Pela manhã, quando os outros dois acordaram, formou-se grande contenda para saber qual dos três era mais digno de merecer gratidão daquela moça, tão bem vestida e tão linda.
E na realidade, — interrogou o canário, — qual dos três era o mais digno? Eu sou pelo escultor.
— E eu pelo alfaiate.
Começou a disputa entre os dois, e cada qual apresentava as suas razões, — um pelo alfaiate e outro pelo escultor, sem nomear para coisa alguma o estudante de Direito.

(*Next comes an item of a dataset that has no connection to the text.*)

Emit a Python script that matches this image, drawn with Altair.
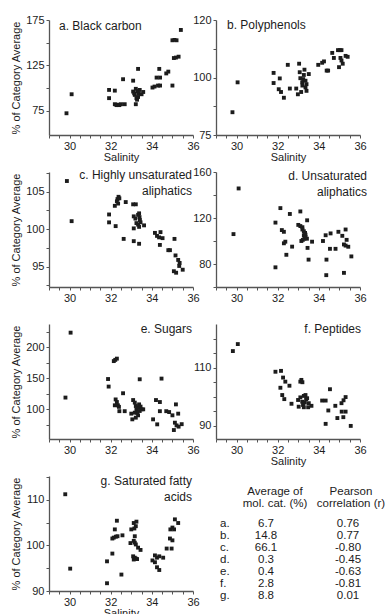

A princesa não pôde reprimir-se e exclamou:
— Sois uns loucos! Sempre desvairais! Quem, senão o estudante, era mais digno da sua gratidão? Sem vida ela não seria mulher: seria apenas uma estátua.
O rei foi avisado de que sua filha falara pela terceira vez. Foi eu que lhe levei a notícia.
O casamento realizou-se com grande pompa. Duraram os festejos quarenta dias e quarenta noites.
A anciã a quem o príncipe quebrara os três cântaros e que era uma boa fada, apareceu em palácio e trouxe um belo presente aos noivos. Ela era madrinha do príncipe, e quisera somente corrigi-lo de sua má índole fazendo-o passar por todos aqueles trabalhos. Fora ela ainda que se transformara em canário e o salvara da morte certa que o esperava, se ele não conseguisse fazer falar a Princesa Silenciosa. Mas (cá entre nós... a princesa só falou porque gostava muito dele).
O príncipe voltou para a corte de seu pai, onde ainda hoje vive com a esposa, considerando-se a criatura mais feliz de todo o mundo.